What are possible grounds for common cooperation?

Putin said in his nationally televised address that global terror was a common enemy.

“We are ready to cooperate with the new U.S. administration,” he said.

Trump has already indicated he is amenable to joining forces with Russia against the militants of Islamic State. Analysts note other points of overlapping interests including nuclear security and non-proliferation.

What’s worrying Putin at home?

Fiscal woes, for one thing. The Russian economy shrank in 2015, hit by falling oil prices and Western sanctions, and Putin is struggling to contain inflation. Experts say Russia badly needs to modernize its economy, which is heavily dependent on energy resources.

“Russia is a ‘one-crop economy’ with corrupt institutions and serious demographic and health problems,” analyst and author Joseph Nye wrote in a symposium commissioned by the foreign affairs magazine The National Interest and Carnegie Corp. of New York.

In his speech Thursday, Putin called for regulatory reform that would help business overall, and greater development incentives in the lagging high-tech sector.

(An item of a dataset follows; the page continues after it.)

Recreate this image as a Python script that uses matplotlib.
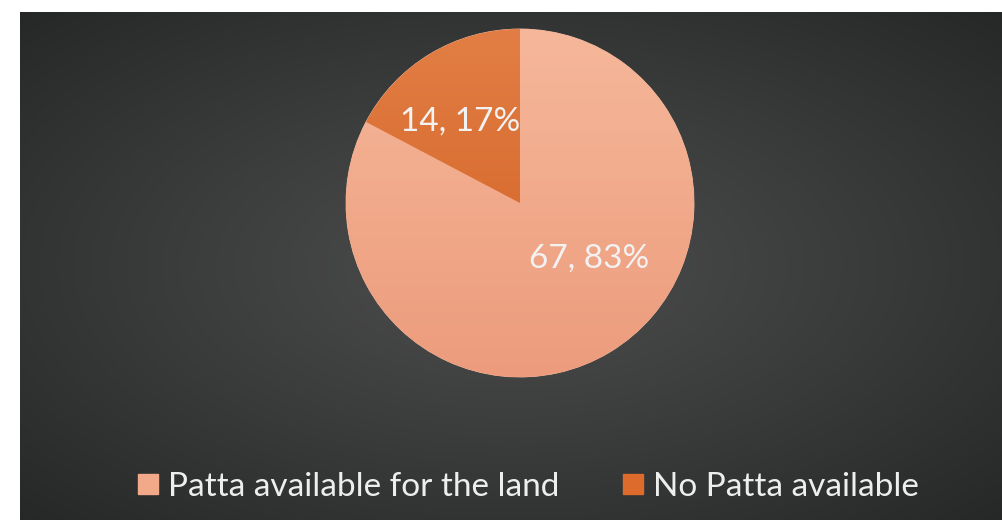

What has Trump said about Russia?

On that topic, personality has trumped policy. At rallies, in interviews and on the debate stage, Trump made repeated admiring references to Putin’s “strong” style of governance, contrasting it with what he characterized as dangerous weakness on the part of his Democratic opponent, Hillary Clinton. A recurring theme was Trump’s assertion that Putin had called him “brilliant,” although Russian-language experts told the fact-checking organization PolitiFact that the word in question — yarkii — would be more accurately translated as “colorful.”

What about Putin’s political future?

A former KGB agent, Putin has been in power since 2000, alternating between the prime minister's post and the presidency, with a governing style that runs to steely charisma, autocratic tactics and the ruthless crushing of political opponents.

Russia’s next presidential elections are in 2018, and analysts like Saradzhyan saw clear indications Putin intends to seek another term. In the speech, Putin repeatedly referred to planned development and economic initiatives that would take place in 2019.

Like many leaders from Russia's imperial past, he sees his own personal fortunes as deeply entwined with those of the state. Thursday's speech brought an echo of that, as he told compatriots: "We want to take charge of our own destiny."